Limitless had a rougher close to the month, falling every week through March after peaking at $145 million in the March 2 week, and dropping 52% in the final week alone to $33 million. predict.fun pulled back sharply (-58% MoM to $330 million) after a strong February, and Opinion continued its structural retreat, down 84% from its January peak to $496 million, seemingly settling into a much smaller footprint after the event-driven volume that fueled its earlier surge dissipated.
What’s ahead
The NCAA Men’s Championship game Monday night falls within the current week’s data window, which should deliver a meaningful volume spike, particularly on Kalshi, which has consistently captured the majority of high-profile college basketball action. The National Championship winner market, a futures market that has been accumulating volume since it opened on Oct. 28, has amassed around $230 million in trading volume as of Monday morning.
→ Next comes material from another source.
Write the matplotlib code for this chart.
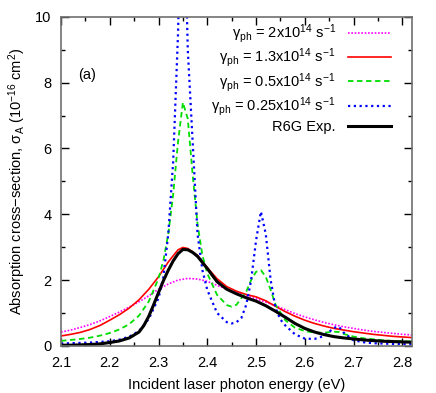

Beyond the title game, April brings the full ramp of NHL playoffs, the MLB regular season and the Masters Tournament, which kicks off April 9. Golf majors have historically generated high prediction market volume, and upcoming PGA majors will be no exception.
Macro and political markets also aren’t going anywhere. Trump moves and political drama have already shown they can meaningfully move platform volume week-to-week, and the policy calendar stays full through spring.
The regulatory backdrop also shifted this week. On April 3, a Nevada judge extended the ban on Kalshi operating in the state. One day earlier, the CFTC filed lawsuits against three states challenging their authority to regulate platforms like Kalshi. The federal-versus-state regulatory battle is now in active litigation, an overhang for the industry that could shape market access and platform strategy well into 2026 and beyond.
March set the ceiling. April will tell us whether it’s a floor to grow from.
Note: Data from our internal prediction markets tracking and Dune data dashboards contributed to this report.